Task brief: Find the word "with" in the material below and gather every line that contains it.

(Plotting code records)
=-=-=-=-=
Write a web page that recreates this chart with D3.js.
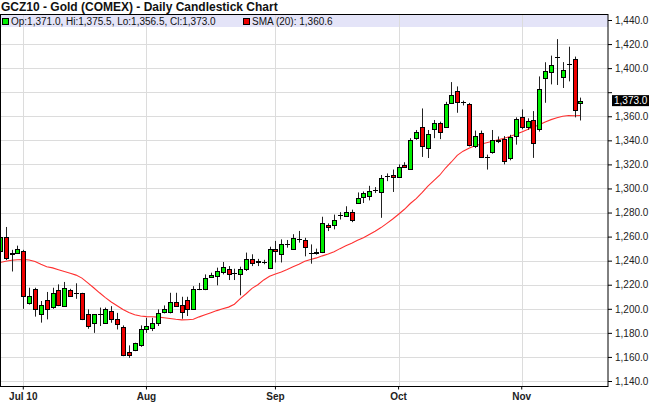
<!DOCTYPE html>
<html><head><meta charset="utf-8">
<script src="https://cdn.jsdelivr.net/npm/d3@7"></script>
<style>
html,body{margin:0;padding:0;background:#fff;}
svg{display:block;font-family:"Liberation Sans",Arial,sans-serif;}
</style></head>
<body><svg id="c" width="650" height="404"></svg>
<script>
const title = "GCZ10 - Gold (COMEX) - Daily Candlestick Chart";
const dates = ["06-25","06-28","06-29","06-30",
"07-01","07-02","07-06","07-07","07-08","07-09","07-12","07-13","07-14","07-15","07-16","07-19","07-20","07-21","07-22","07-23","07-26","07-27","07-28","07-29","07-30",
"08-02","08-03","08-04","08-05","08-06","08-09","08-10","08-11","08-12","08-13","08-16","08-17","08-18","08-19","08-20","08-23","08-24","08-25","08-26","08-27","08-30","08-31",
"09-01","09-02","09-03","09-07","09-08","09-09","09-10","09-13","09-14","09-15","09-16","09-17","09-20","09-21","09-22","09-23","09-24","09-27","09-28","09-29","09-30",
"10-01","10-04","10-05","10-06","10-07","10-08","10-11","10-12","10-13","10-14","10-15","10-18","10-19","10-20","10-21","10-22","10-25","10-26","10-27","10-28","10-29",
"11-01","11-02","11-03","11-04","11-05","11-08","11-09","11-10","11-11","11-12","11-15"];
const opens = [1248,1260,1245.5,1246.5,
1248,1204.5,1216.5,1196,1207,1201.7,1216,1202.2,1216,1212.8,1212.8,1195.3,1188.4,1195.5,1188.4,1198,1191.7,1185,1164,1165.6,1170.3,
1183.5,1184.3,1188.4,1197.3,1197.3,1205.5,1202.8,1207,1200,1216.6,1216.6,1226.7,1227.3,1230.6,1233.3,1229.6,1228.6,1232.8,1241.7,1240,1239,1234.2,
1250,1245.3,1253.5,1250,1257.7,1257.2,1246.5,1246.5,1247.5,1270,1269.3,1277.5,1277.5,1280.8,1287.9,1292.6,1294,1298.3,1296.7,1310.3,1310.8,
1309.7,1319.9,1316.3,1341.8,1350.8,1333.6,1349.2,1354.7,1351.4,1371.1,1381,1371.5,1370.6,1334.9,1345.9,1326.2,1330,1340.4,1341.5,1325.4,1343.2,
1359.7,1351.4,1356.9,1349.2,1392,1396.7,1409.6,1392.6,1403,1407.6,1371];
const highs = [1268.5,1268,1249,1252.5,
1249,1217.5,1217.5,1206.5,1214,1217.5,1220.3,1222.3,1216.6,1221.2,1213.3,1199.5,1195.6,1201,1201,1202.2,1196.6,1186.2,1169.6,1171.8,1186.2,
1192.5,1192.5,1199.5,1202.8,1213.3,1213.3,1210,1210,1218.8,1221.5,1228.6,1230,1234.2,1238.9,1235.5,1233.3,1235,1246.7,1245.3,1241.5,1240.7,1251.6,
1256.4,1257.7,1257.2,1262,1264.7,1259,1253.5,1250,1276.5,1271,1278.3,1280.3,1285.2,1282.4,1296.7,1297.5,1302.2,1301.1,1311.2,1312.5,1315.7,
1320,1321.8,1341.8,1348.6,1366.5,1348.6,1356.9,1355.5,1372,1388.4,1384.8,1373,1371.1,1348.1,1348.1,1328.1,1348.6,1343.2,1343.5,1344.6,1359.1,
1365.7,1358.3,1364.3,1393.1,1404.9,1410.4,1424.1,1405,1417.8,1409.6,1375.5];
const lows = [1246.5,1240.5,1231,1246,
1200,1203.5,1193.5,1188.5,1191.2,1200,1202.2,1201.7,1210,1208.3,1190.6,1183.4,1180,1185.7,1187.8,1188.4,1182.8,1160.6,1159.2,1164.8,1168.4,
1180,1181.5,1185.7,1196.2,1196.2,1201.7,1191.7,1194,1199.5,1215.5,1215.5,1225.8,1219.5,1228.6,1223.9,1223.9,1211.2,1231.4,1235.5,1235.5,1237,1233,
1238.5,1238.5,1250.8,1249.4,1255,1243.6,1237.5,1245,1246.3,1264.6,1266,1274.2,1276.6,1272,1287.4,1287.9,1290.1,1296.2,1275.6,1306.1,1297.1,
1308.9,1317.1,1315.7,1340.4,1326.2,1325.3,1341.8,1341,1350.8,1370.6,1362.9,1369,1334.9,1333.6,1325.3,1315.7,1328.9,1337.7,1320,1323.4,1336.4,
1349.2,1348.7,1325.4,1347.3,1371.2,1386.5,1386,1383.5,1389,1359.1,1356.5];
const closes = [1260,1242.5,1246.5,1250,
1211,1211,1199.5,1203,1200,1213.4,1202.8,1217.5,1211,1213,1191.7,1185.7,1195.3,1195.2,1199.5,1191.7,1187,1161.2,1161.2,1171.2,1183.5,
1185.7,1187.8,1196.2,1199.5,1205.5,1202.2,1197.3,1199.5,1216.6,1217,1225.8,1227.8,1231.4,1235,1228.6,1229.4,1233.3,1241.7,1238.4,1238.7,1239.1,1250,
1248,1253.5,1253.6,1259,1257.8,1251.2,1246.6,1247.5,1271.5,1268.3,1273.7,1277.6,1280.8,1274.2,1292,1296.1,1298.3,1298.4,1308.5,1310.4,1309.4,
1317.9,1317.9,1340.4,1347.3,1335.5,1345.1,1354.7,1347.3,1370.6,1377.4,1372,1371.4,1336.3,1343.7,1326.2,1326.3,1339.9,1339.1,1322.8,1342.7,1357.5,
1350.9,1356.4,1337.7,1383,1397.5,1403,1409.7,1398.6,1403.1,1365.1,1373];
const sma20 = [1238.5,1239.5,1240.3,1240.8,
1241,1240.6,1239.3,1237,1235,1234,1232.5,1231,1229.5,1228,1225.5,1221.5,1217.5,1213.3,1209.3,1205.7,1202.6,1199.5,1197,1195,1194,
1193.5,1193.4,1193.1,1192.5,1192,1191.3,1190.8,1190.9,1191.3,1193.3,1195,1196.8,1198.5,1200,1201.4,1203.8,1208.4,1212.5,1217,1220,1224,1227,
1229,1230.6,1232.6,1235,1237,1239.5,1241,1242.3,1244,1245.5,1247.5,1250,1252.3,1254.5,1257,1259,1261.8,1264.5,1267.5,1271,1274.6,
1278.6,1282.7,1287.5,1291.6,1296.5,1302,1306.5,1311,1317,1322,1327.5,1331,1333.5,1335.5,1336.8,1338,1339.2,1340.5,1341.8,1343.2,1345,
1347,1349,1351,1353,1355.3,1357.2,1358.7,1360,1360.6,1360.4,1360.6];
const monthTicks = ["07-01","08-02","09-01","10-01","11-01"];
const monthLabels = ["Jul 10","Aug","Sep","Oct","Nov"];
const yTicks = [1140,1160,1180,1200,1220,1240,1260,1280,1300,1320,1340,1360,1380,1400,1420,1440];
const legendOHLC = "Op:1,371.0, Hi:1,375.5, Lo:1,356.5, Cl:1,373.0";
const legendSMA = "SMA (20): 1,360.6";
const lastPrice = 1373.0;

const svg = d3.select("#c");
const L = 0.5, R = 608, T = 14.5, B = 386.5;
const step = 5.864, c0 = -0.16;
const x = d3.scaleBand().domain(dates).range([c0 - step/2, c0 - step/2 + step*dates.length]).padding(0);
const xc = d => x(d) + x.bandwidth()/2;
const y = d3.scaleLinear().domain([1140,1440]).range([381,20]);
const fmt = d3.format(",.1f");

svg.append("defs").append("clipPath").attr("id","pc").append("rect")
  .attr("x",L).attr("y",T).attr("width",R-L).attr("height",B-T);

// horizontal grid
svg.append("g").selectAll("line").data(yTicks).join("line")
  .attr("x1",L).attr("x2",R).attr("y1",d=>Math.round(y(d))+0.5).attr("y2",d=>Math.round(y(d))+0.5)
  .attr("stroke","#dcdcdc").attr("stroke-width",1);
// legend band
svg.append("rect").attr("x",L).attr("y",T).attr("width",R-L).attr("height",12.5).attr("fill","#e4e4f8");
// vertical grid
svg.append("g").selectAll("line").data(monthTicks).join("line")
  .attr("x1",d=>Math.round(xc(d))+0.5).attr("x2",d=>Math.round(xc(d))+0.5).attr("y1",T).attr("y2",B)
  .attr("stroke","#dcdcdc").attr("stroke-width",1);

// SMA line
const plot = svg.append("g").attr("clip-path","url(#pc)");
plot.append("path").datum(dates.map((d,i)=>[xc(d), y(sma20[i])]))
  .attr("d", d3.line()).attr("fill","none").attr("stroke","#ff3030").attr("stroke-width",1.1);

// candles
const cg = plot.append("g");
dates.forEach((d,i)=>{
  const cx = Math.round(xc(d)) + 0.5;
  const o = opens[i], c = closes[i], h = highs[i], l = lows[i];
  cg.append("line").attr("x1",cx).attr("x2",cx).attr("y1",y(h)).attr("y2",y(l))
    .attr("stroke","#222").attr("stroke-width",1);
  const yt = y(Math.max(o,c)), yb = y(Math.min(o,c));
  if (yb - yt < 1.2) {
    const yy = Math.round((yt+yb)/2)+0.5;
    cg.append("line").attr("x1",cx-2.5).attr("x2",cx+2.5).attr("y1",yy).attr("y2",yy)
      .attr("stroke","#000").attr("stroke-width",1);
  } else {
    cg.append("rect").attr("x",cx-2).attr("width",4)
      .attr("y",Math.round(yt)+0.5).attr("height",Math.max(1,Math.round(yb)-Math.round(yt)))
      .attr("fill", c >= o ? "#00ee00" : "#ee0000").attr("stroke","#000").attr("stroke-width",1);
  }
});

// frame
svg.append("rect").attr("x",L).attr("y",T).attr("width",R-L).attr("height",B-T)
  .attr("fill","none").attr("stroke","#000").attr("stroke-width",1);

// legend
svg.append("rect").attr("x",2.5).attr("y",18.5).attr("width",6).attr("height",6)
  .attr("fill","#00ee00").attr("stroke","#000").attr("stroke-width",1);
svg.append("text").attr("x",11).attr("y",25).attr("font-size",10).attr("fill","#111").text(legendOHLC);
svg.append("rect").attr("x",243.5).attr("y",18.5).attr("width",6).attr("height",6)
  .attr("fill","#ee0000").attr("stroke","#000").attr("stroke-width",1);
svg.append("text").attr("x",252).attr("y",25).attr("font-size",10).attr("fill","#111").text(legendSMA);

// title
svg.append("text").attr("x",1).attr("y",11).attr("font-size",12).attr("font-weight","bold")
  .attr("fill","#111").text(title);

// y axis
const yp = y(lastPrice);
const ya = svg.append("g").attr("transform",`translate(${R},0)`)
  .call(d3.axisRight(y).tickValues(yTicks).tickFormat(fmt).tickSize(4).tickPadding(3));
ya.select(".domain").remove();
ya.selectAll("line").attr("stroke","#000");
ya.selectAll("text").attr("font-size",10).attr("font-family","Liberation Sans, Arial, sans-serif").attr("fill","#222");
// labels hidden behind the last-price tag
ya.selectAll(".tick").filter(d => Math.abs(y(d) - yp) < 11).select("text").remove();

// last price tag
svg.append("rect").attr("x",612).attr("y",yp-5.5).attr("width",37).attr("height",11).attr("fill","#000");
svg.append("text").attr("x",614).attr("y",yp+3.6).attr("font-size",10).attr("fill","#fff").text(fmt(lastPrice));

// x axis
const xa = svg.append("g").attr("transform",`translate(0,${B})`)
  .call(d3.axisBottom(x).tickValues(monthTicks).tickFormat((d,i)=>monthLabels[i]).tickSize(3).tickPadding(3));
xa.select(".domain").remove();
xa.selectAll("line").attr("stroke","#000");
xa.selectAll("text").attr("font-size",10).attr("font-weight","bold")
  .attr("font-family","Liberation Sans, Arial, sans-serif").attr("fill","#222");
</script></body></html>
=-=-=-=-=
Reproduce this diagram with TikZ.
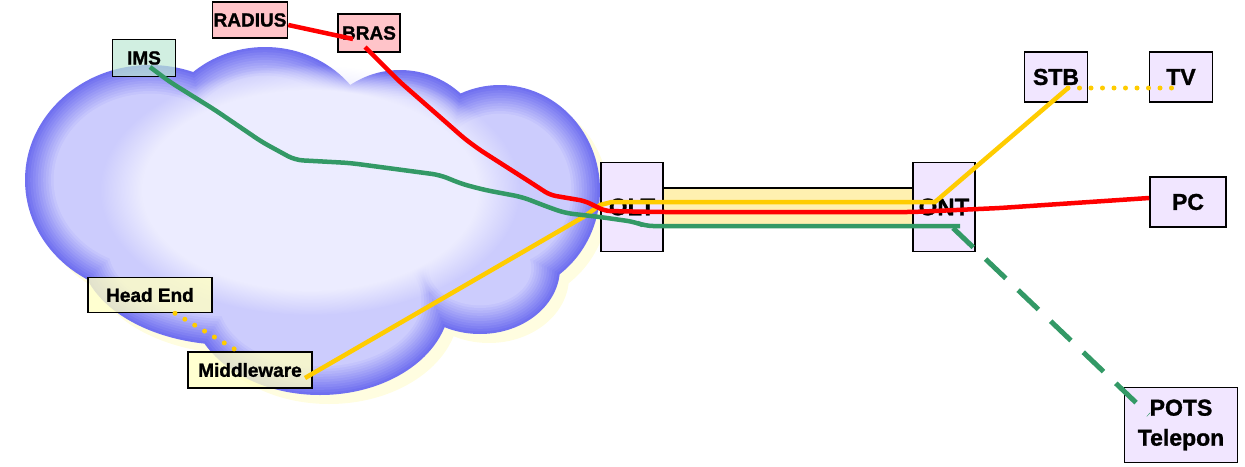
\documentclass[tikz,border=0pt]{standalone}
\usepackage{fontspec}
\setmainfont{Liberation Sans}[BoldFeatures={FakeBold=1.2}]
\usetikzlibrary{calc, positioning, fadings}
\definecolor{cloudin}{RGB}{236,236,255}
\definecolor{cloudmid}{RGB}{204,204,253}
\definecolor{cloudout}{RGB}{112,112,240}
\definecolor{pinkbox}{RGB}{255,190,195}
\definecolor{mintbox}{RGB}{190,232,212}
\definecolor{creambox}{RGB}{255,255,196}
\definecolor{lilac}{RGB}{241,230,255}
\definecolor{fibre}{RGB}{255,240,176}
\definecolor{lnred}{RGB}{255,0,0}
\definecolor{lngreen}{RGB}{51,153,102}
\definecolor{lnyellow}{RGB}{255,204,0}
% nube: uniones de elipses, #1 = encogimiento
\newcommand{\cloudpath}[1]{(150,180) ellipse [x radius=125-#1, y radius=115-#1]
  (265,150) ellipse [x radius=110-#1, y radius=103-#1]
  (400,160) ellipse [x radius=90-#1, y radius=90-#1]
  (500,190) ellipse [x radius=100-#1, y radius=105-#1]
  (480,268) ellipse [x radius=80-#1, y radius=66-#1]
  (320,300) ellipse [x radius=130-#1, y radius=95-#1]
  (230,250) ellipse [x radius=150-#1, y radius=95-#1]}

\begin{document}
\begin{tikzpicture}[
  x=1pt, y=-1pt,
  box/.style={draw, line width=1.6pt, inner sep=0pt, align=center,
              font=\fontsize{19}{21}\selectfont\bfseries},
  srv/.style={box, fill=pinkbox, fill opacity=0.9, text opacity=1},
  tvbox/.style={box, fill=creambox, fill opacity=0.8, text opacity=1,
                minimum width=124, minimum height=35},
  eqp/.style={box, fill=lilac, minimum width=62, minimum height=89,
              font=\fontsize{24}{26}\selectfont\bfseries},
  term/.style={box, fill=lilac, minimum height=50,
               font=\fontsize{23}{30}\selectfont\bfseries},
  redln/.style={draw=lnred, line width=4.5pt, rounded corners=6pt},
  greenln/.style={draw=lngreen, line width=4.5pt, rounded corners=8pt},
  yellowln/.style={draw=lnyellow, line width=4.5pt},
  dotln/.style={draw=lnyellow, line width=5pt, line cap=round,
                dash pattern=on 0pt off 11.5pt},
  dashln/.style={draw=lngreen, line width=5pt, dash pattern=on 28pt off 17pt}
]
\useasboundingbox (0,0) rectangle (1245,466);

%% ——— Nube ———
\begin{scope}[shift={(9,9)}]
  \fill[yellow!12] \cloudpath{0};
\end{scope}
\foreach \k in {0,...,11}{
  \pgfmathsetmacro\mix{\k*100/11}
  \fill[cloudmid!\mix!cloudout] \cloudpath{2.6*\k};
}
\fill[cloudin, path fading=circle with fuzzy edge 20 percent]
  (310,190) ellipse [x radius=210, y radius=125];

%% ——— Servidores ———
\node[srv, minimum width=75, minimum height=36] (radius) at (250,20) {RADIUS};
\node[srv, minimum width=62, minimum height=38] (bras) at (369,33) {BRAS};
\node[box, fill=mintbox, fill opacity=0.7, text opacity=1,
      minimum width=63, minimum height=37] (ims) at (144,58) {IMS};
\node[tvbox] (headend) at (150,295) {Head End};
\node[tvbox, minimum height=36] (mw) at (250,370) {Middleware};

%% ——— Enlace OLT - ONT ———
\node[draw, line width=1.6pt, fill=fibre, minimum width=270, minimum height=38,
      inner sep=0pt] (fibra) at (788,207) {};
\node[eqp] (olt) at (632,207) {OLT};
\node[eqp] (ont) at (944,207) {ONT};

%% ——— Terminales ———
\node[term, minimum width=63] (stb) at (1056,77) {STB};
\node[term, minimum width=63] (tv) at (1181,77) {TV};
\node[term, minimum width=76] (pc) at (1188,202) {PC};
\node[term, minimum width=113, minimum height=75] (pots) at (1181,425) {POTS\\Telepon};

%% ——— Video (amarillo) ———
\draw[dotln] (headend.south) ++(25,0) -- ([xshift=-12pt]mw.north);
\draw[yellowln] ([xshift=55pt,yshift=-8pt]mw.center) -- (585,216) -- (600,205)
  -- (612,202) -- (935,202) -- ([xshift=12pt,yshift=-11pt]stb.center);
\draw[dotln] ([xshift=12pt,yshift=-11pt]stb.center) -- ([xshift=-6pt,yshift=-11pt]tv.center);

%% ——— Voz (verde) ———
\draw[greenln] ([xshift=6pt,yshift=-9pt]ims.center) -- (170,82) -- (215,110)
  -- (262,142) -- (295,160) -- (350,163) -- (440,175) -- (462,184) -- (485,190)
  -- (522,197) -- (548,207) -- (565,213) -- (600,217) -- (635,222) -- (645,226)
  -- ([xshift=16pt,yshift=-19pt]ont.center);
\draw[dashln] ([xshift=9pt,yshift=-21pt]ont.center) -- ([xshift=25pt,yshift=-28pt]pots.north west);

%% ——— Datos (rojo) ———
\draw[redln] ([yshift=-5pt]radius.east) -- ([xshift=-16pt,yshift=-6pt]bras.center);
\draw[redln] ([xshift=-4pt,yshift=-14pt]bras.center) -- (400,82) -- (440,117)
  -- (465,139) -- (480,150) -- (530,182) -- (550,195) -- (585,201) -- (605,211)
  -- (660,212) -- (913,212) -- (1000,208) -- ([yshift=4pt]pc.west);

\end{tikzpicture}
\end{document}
=-=-=-=-=
Output for this task:
Write a web page that recreates this chart with D3.js.
Reproduce this diagram with TikZ.
\fill[cloudin, path fading=circle with fuzzy edge 20 percent]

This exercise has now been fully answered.